We all meet for breakfast in the charming breakfast room that looks out over the valley. They have a lovely offering with pretzel rolls, pates, eggs, meats, etc. We drink gallons of tea (and coffee for John) as well as formulate our day’s plan. Breakfast is becoming our favorite meal of the day.
The weather is not cooperating and we have to pick our moments of sunshine. The altarpieces we hope to see today are influenced by the amount of light coming though the windows. Since this morning the sun is in and out and rain is forecast for the afternoon, we decide to see the most important one first, the Blood Altarpiece in St. Jacobus. It is in easy walking distance and we head out.
The display of St. Jacobus’s masterpieces has also been upgraded and an audio tour added. We look first at the main altarpiece. It is carved wood that has been painted. Although not by Tilman Riemenschneider, it is very interesting. On the wings in the back there is the story of St. James. This was painted in the 1400’s. A view of Rothenburg is included. It looks just like the town square today!
The stained glass windows behind the altar are beautiful and also very early. In one scene God is raining down manna from heaven. Sarah discovers that the manna are pretzels! So in Bavaria, it’s raining pretzels.
The sun comes out and we go up to see Riemenschneider’s Blood Altar. It is unusual for the placement of Judas in the center of the Last Supper. The idea is that it is supposed to show God’s forgiveness. It is beautifully carved echoing the architecture of the church for which it was made.
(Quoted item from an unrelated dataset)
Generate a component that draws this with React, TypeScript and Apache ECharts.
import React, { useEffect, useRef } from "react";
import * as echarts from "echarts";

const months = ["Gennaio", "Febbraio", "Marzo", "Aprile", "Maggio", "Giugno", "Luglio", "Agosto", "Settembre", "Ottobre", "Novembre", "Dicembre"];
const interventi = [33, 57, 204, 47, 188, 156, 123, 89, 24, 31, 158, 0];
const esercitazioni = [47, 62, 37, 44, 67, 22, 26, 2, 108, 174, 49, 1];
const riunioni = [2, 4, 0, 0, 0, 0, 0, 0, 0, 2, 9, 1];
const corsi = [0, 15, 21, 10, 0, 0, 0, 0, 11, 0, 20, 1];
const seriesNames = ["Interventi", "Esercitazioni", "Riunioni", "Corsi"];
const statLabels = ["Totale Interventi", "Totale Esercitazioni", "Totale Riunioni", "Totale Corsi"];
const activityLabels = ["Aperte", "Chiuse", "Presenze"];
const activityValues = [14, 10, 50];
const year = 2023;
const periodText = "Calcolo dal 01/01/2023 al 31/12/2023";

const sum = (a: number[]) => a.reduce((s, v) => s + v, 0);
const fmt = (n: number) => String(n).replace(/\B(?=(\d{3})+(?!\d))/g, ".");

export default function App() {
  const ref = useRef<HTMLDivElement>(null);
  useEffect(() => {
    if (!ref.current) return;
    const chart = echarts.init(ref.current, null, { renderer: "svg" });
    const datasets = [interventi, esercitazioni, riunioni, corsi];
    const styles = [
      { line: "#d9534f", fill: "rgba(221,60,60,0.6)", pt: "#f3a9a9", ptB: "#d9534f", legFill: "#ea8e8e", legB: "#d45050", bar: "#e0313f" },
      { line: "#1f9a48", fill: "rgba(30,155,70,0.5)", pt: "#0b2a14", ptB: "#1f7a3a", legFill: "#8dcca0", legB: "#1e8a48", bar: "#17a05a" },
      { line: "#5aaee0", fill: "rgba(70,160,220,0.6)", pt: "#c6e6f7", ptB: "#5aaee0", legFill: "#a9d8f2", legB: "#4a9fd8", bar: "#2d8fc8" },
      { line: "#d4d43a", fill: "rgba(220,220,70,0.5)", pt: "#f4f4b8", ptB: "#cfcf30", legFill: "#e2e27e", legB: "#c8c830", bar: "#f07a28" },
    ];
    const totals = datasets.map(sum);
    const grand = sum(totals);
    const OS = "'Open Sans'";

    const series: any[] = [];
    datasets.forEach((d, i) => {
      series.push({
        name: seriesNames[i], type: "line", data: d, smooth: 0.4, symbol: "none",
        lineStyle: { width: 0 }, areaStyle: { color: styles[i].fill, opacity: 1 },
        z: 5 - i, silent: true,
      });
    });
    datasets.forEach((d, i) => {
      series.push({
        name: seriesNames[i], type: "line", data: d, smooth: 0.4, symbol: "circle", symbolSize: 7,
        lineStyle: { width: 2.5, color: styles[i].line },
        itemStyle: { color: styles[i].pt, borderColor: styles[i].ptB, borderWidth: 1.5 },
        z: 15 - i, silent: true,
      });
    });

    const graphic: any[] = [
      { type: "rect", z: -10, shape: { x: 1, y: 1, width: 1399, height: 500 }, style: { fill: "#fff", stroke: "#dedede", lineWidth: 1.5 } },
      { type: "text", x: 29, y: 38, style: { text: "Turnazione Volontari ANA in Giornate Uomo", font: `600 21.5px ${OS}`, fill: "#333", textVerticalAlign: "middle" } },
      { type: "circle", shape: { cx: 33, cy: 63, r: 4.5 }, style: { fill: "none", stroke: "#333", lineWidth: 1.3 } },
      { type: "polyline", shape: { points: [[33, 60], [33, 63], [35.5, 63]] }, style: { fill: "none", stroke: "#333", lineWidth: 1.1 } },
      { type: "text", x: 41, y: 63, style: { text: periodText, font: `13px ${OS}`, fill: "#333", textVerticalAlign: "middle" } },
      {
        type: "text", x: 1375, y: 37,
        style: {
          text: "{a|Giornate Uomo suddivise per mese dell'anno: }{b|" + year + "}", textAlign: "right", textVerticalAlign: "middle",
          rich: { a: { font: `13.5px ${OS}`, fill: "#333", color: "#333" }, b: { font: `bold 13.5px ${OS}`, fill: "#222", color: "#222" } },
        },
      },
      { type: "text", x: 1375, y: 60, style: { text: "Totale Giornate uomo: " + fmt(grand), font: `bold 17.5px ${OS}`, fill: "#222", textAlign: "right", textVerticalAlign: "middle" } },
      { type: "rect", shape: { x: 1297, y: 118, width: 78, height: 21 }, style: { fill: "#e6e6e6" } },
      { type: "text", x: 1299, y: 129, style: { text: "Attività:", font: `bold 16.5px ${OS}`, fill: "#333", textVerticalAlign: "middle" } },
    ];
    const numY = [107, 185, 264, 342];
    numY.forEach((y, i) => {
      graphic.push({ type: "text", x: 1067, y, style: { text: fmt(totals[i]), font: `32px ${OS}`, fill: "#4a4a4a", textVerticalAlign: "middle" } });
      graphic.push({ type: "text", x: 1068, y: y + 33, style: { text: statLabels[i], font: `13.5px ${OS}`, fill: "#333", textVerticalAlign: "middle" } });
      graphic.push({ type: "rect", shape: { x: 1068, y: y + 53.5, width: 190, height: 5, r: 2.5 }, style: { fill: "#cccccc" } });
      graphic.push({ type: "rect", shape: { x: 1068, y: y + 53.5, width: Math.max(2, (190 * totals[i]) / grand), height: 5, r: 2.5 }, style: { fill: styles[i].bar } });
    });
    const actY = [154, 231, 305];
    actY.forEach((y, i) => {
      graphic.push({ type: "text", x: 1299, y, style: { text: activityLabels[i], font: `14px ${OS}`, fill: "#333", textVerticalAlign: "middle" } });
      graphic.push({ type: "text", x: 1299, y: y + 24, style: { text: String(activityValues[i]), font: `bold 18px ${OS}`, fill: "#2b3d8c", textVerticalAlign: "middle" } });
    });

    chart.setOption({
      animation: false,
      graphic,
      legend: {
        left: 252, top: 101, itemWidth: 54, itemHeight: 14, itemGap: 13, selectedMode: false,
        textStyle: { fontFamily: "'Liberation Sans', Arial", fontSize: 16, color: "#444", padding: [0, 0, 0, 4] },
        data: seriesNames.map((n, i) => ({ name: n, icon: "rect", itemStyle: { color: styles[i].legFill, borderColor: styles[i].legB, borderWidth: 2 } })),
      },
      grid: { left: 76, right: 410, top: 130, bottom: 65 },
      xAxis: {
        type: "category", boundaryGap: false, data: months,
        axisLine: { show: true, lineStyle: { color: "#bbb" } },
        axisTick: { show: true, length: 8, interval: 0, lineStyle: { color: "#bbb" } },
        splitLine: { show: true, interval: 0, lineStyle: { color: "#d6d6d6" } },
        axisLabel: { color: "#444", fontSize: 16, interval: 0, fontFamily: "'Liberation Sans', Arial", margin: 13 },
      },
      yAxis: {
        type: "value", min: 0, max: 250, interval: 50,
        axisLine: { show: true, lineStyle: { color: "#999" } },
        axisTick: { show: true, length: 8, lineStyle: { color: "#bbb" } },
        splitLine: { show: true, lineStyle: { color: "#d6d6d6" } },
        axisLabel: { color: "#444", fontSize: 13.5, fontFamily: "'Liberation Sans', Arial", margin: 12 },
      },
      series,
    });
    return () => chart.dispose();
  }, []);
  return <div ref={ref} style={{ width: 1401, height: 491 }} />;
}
We take a look at another altarpiece in a nearby church and walk through one of the gates of the city. It is all very picturesque. I take a picture of John and Sarah by the gate,one of the mouth from which burning tar was poured over enemies and a panoramic shot of Rothenburg. There are tourists here but not as many as I feared. Perhaps the forecast of bad weather has kept many away.
We travel on to Creglingen where this time we have a chance to see Riemenschneider’s Ascension Altarpiece. There are also several older art pieces. We are trapped by a large tour group who are being lectured to by their tour director. Then it’s off to lunch.
Not wanting to eat at the same place as yesterday, we drive around looking for somewhere new. We find a restaurant up a hill and get inside just as the first raindrops are starting to fall. We are trying to eat a little more simply but failing.
Our last stop is in Detwang, a tiny hamlet only 2 km from Rothenburg. The thousand year old church there has another Reimenschneider altarpiece. The Crucifixion Altarpiece has been cut down to fit their little space. It is an impressive work of art for such a humble little church.
We are tired and repair back to the hotel for some rest. Sarah finds a workout area and decides that a little activity beyond walking and stair climbing are in order. John and I just fall asleep. Dinner tonight is in a weinstube and consists of wine or beer and some munchie platters. We are a little fooded out. Tomorrow it is off to Bayreuth.